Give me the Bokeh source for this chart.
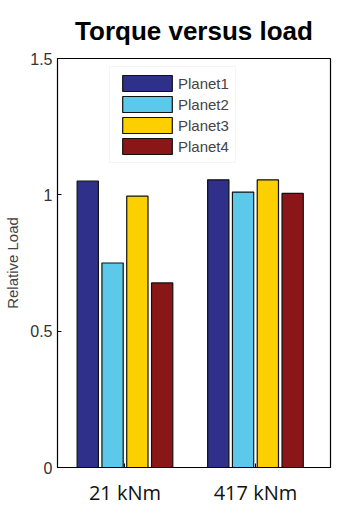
from bokeh.plotting import figure
from bokeh.models import ColumnDataSource, FixedTicker, Legend, LegendItem, Range1d
from bokeh.transform import dodge
from bokeh.embed import file_html
from bokeh.resources import INLINE

# ---- data ----
groups = ["21 kNm", "417 kNm"]
group_pos = [1, 2]
series_names = ["Planet1", "Planet2", "Planet3", "Planet4"]
planet1 = [1.05, 1.055]
planet2 = [0.75, 1.01]
planet3 = [0.995, 1.055]
planet4 = [0.677, 1.005]
y_ticks = [0, 0.5, 1, 1.5]
y_tick_labels = ["0", "0.5", "1", "1.5"]

colors = ["#2E3089", "#5CC8EA", "#FCD000", "#8A1618"]

p = figure(width=353, height=515, output_backend="svg", toolbar_location=None,
           x_range=Range1d(0.483, 2.575), y_range=Range1d(0, 1.5),
           min_border_left=57, min_border_right=23, min_border_top=58, min_border_bottom=48)
p.title.text = "Torque versus load"
p.title.text_font = "Liberation Sans"
p.title.text_font_style = "bold"
p.title.text_font_size = "26px"
p.title.align = "center"
p.title.text_color = "#000000"
p.title.standoff = 26

p.grid.visible = False
p.outline_line_color = "#000000"
p.outline_line_width = 1.2
p.background_fill_color = "white"

step = 0.19
width = 0.163
src = ColumnDataSource(dict(x=group_pos, p1=planet1, p2=planet2, p3=planet3, p4=planet4))
renderers = []
for i, (name, col) in enumerate(zip(["p1", "p2", "p3", "p4"], colors)):
    r = p.vbar(x=dodge("x", (i - 1.5) * step, range=p.x_range), top=name, width=width,
               source=src, fill_color=col, line_color="#111111", line_width=1.2)
    renderers.append(r)

legend = Legend(items=[LegendItem(label=n, renderers=[r]) for n, r in zip(series_names, renderers)],
                location=(52, 304), glyph_width=62, glyph_height=20, spacing=1,
                label_text_font="Liberation Sans", label_text_font_size="15px",
                label_standoff=-3, padding=6, margin=0,
                border_line_color="#ececec", background_fill_alpha=1)
p.add_layout(legend, "center")

# axes
xa = p.xaxis[0]
xa.ticker = FixedTicker(ticks=group_pos)
xa.major_label_overrides = {k: v for k, v in zip(group_pos, groups)}
xa.major_label_text_font = "Open Sans"
xa.major_label_text_font_size = "20px"
xa.major_label_text_color = "#111111"
xa.major_label_standoff = 11
xa.major_tick_in = 4
xa.major_tick_out = 0
xa.minor_tick_line_color = None
xa.axis_line_color = "#000000"

ya = p.yaxis[0]
ya.ticker = FixedTicker(ticks=y_ticks)
ya.major_label_overrides = {k: v for k, v in zip(y_ticks, y_tick_labels)}
ya.major_label_text_font = "Liberation Sans"
ya.major_label_text_font_size = "16px"
ya.major_label_text_color = "#333333"
ya.major_label_standoff = 5
ya.major_tick_in = 4
ya.major_tick_out = 0
ya.minor_tick_line_color = None
ya.axis_label = "Relative Load"
ya.axis_label_text_font = "Liberation Sans"
ya.axis_label_text_font_style = "normal"
ya.axis_label_text_font_size = "15px"
ya.axis_label_standoff = 6

open("out.html", "w").write(file_html(p, INLINE))
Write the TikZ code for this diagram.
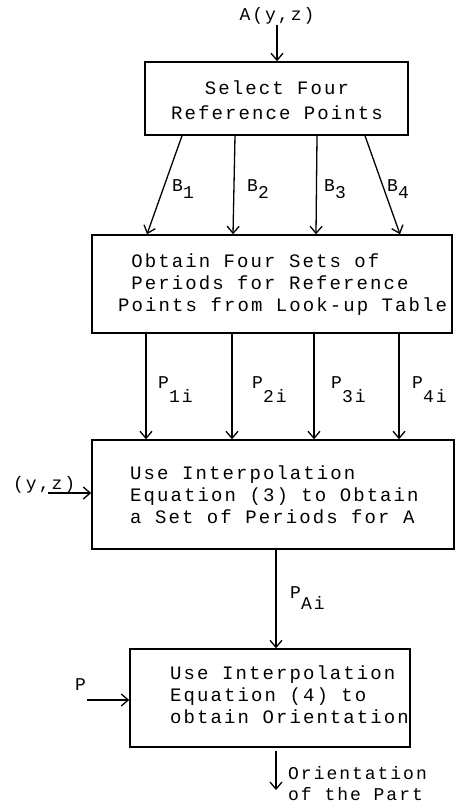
\documentclass[tikz,border=0pt]{standalone}
\usepackage{fontspec}
\newfontfamily\tw{Liberation Mono}[LetterSpace=11]
\usetikzlibrary{arrows.meta}
\begin{document}
\begin{tikzpicture}[x=1pt,y=-1pt,
  box/.style={draw, line width=1.5pt, rectangle, inner sep=0pt},
  txt/.style={font=\tw\fontsize{19}{22}\selectfont, inner sep=0pt, align=left, anchor=north west},
  lbl/.style={font=\tw\fontsize{18}{21}\selectfont, inner sep=0pt, anchor=base west},
  arr/.style={line width=1.3pt, -{Straight Barb[length=7pt,width=12pt,line width=1.3pt]}}
]
\useasboundingbox (0,0) rectangle (455,805);

% boxes
\node[box, minimum width=263pt, minimum height=73pt] (b1) at (276.5,98.5) {};
\node[box, minimum width=360pt, minimum height=98pt] (b2) at (272,284) {};
\node[box, minimum width=362pt, minimum height=109pt] (b3) at (273,494.5) {};
\node[box, minimum width=280pt, minimum height=98pt] (b4) at (270,698) {};

% box texts
\node[txt, font=\tw\fontsize{19}{25}\selectfont, align=center, anchor=north] (t1) at (277,81) {Select Four\\Reference Points};
\node[txt] (t2) at (118,254) {\hspace*{13.2pt}Obtain Four Sets of\\\hspace*{13.2pt}Periods for Reference\\Points from Look-up Table};
\node[txt] (t3) at (130,466) {Use Interpolation\\Equation (3) to Obtain\\a Set of Periods for A};
\node[txt] (t4) at (170,666) {Use Interpolation\\Equation (4) to\\obtain Orientation};

% input A
\node[lbl, anchor=base] (a) at (277,21) {A(y,z)};
\draw[arr] (a.south) -- (a.south |- b1.north);

% B arrows
\draw[arr] (b1.south -| 182,0) -- (b2.north -| 147,0);
\draw[arr] (b1.south -| 235,0) -- (b2.north -| 233,0);
\draw[arr] (b1.south -| 317,0) -- (b2.north -| 316,0);
\draw[arr] (b1.south -| 365,0) -- (b2.north -| 400,0);
\node[lbl] (lb1) at (172,192) {B\raisebox{-6pt}{1}};
\node[lbl] (lb2) at (247,192) {B\raisebox{-6pt}{2}};
\node[lbl] (lb3) at (324,192) {B\raisebox{-6pt}{3}};
\node[lbl] (lb4) at (387,192) {B\raisebox{-6pt}{4}};

% P arrows
\draw[arr] (b2.south -| 146,0) -- (b3.north -| 146,0);
\draw[arr] (b2.south -| 232,0) -- (b3.north -| 232,0);
\draw[arr] (b2.south -| 314,0) -- (b3.north -| 314,0);
\draw[arr] (b2.south -| 399,0) -- (b3.north -| 399,0);
\node[lbl] (lp1) at (158,388) {P\raisebox{-14pt}{1i}};
\node[lbl] (lp2) at (252,388) {P\raisebox{-14pt}{2i}};
\node[lbl] (lp3) at (331,388) {P\raisebox{-14pt}{3i}};
\node[lbl] (lp4) at (412,388) {P\raisebox{-14pt}{4i}};

% (y,z) input
\node[lbl] (yz) at (13,489) {(y,z)};
\coordinate (yzs) at (48,493);
\draw[arr] (yzs) -- (yzs -| b3.west);

% P_Ai
\draw[arr] (b3.south -| 276,0) -- (b4.north -| 276,0);
\node[lbl] (lpa) at (290,598) {P\raisebox{-11pt}{Ai}};

% P input
\node[lbl] (p) at (75,690) {P};
\coordinate (ps) at (87,700);
\draw[arr] (ps) -- (ps -| b4.west);

% output
\coordinate (out) at (276,790);
\draw[arr] (b4.south -| out) ++(0,3) -- (out);
\node[lbl, align=left, anchor=north west] (o) at (288,766) {Orientation\\of the Part};
\end{tikzpicture}
\end{document}
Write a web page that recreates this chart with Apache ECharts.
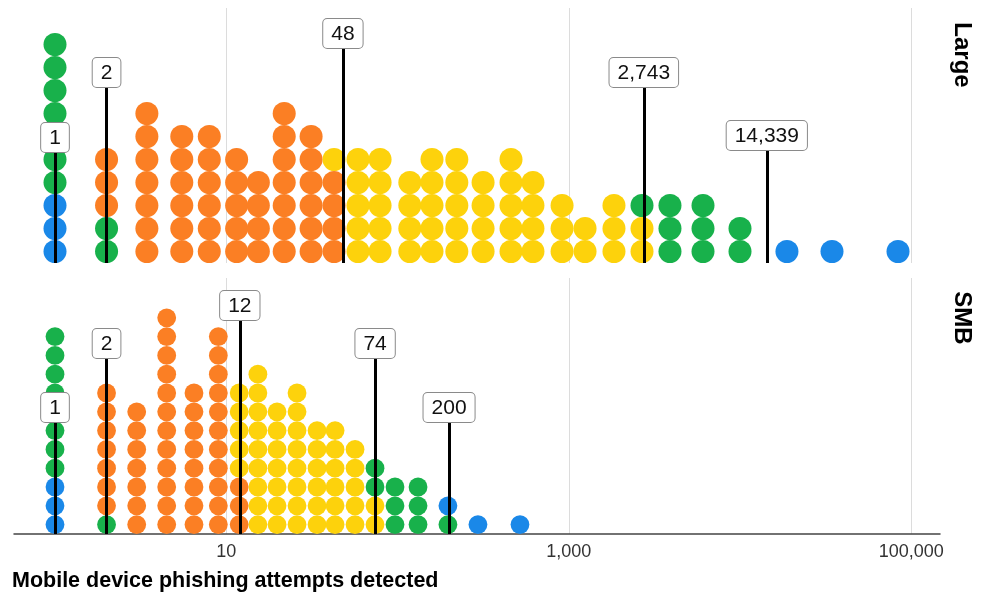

* * * * * * * * *

(PROBLEM TO WORK ON): All the lines above are to be given again exactly as they read, with the pictures removed.

(TASK ANSWER):
Give me the Bokeh source for this chart.
from bokeh.plotting import figure
from bokeh.models import ColumnDataSource, FixedTicker, Legend, LegendItem, Range1d
from bokeh.transform import dodge
from bokeh.embed import file_html
from bokeh.resources import INLINE

# ---- data ----
groups = ["21 kNm", "417 kNm"]
group_pos = [1, 2]
series_names = ["Planet1", "Planet2", "Planet3", "Planet4"]
planet1 = [1.05, 1.055]
planet2 = [0.75, 1.01]
planet3 = [0.995, 1.055]
planet4 = [0.677, 1.005]
y_ticks = [0, 0.5, 1, 1.5]
y_tick_labels = ["0", "0.5", "1", "1.5"]

colors = ["#2E3089", "#5CC8EA", "#FCD000", "#8A1618"]

p = figure(width=353, height=515, output_backend="svg", toolbar_location=None,
           x_range=Range1d(0.483, 2.575), y_range=Range1d(0, 1.5),
           min_border_left=57, min_border_right=23, min_border_top=58, min_border_bottom=48)
p.title.text = "Torque versus load"
p.title.text_font = "Liberation Sans"
p.title.text_font_style = "bold"
p.title.text_font_size = "26px"
p.title.align = "center"
p.title.text_color = "#000000"
p.title.standoff = 26

p.grid.visible = False
p.outline_line_color = "#000000"
p.outline_line_width = 1.2
p.background_fill_color = "white"

step = 0.19
width = 0.163
src = ColumnDataSource(dict(x=group_pos, p1=planet1, p2=planet2, p3=planet3, p4=planet4))
renderers = []
for i, (name, col) in enumerate(zip(["p1", "p2", "p3", "p4"], colors)):
    r = p.vbar(x=dodge("x", (i - 1.5) * step, range=p.x_range), top=name, width=width,
               source=src, fill_color=col, line_color="#111111", line_width=1.2)
    renderers.append(r)

legend = Legend(items=[LegendItem(label=n, renderers=[r]) for n, r in zip(series_names, renderers)],
                location=(52, 304), glyph_width=62, glyph_height=20, spacing=1,
                label_text_font="Liberation Sans", label_text_font_size="15px",
                label_standoff=-3, padding=6, margin=0,
                border_line_color="#ececec", background_fill_alpha=1)
p.add_layout(legend, "center")

# axes
xa = p.xaxis[0]
xa.ticker = FixedTicker(ticks=group_pos)
xa.major_label_overrides = {k: v for k, v in zip(group_pos, groups)}
xa.major_label_text_font = "Open Sans"
xa.major_label_text_font_size = "20px"
xa.major_label_text_color = "#111111"
xa.major_label_standoff = 11
xa.major_tick_in = 4
xa.major_tick_out = 0
xa.minor_tick_line_color = None
xa.axis_line_color = "#000000"

ya = p.yaxis[0]
ya.ticker = FixedTicker(ticks=y_ticks)
ya.major_label_overrides = {k: v for k, v in zip(y_ticks, y_tick_labels)}
ya.major_label_text_font = "Liberation Sans"
ya.major_label_text_font_size = "16px"
ya.major_label_text_color = "#333333"
ya.major_label_standoff = 5
ya.major_tick_in = 4
ya.major_tick_out = 0
ya.minor_tick_line_color = None
ya.axis_label = "Relative Load"
ya.axis_label_text_font = "Liberation Sans"
ya.axis_label_text_font_style = "normal"
ya.axis_label_text_font_size = "15px"
ya.axis_label_standoff = 6

open("out.html", "w").write(file_html(p, INLINE))
Write the TikZ code for this diagram.
\documentclass[tikz,border=0pt]{standalone}
\usepackage{fontspec}
\newfontfamily\tw{Liberation Mono}[LetterSpace=11]
\usetikzlibrary{arrows.meta}
\begin{document}
\begin{tikzpicture}[x=1pt,y=-1pt,
  box/.style={draw, line width=1.5pt, rectangle, inner sep=0pt},
  txt/.style={font=\tw\fontsize{19}{22}\selectfont, inner sep=0pt, align=left, anchor=north west},
  lbl/.style={font=\tw\fontsize{18}{21}\selectfont, inner sep=0pt, anchor=base west},
  arr/.style={line width=1.3pt, -{Straight Barb[length=7pt,width=12pt,line width=1.3pt]}}
]
\useasboundingbox (0,0) rectangle (455,805);

% boxes
\node[box, minimum width=263pt, minimum height=73pt] (b1) at (276.5,98.5) {};
\node[box, minimum width=360pt, minimum height=98pt] (b2) at (272,284) {};
\node[box, minimum width=362pt, minimum height=109pt] (b3) at (273,494.5) {};
\node[box, minimum width=280pt, minimum height=98pt] (b4) at (270,698) {};

% box texts
\node[txt, font=\tw\fontsize{19}{25}\selectfont, align=center, anchor=north] (t1) at (277,81) {Select Four\\Reference Points};
\node[txt] (t2) at (118,254) {\hspace*{13.2pt}Obtain Four Sets of\\\hspace*{13.2pt}Periods for Reference\\Points from Look-up Table};
\node[txt] (t3) at (130,466) {Use Interpolation\\Equation (3) to Obtain\\a Set of Periods for A};
\node[txt] (t4) at (170,666) {Use Interpolation\\Equation (4) to\\obtain Orientation};

% input A
\node[lbl, anchor=base] (a) at (277,21) {A(y,z)};
\draw[arr] (a.south) -- (a.south |- b1.north);

% B arrows
\draw[arr] (b1.south -| 182,0) -- (b2.north -| 147,0);
\draw[arr] (b1.south -| 235,0) -- (b2.north -| 233,0);
\draw[arr] (b1.south -| 317,0) -- (b2.north -| 316,0);
\draw[arr] (b1.south -| 365,0) -- (b2.north -| 400,0);
\node[lbl] (lb1) at (172,192) {B\raisebox{-6pt}{1}};
\node[lbl] (lb2) at (247,192) {B\raisebox{-6pt}{2}};
\node[lbl] (lb3) at (324,192) {B\raisebox{-6pt}{3}};
\node[lbl] (lb4) at (387,192) {B\raisebox{-6pt}{4}};

% P arrows
\draw[arr] (b2.south -| 146,0) -- (b3.north -| 146,0);
\draw[arr] (b2.south -| 232,0) -- (b3.north -| 232,0);
\draw[arr] (b2.south -| 314,0) -- (b3.north -| 314,0);
\draw[arr] (b2.south -| 399,0) -- (b3.north -| 399,0);
\node[lbl] (lp1) at (158,388) {P\raisebox{-14pt}{1i}};
\node[lbl] (lp2) at (252,388) {P\raisebox{-14pt}{2i}};
\node[lbl] (lp3) at (331,388) {P\raisebox{-14pt}{3i}};
\node[lbl] (lp4) at (412,388) {P\raisebox{-14pt}{4i}};

% (y,z) input
\node[lbl] (yz) at (13,489) {(y,z)};
\coordinate (yzs) at (48,493);
\draw[arr] (yzs) -- (yzs -| b3.west);

% P_Ai
\draw[arr] (b3.south -| 276,0) -- (b4.north -| 276,0);
\node[lbl] (lpa) at (290,598) {P\raisebox{-11pt}{Ai}};

% P input
\node[lbl] (p) at (75,690) {P};
\coordinate (ps) at (87,700);
\draw[arr] (ps) -- (ps -| b4.west);

% output
\coordinate (out) at (276,790);
\draw[arr] (b4.south -| out) ++(0,3) -- (out);
\node[lbl, align=left, anchor=north west] (o) at (288,766) {Orientation\\of the Part};
\end{tikzpicture}
\end{document}
Write a web page that recreates this chart with Apache ECharts.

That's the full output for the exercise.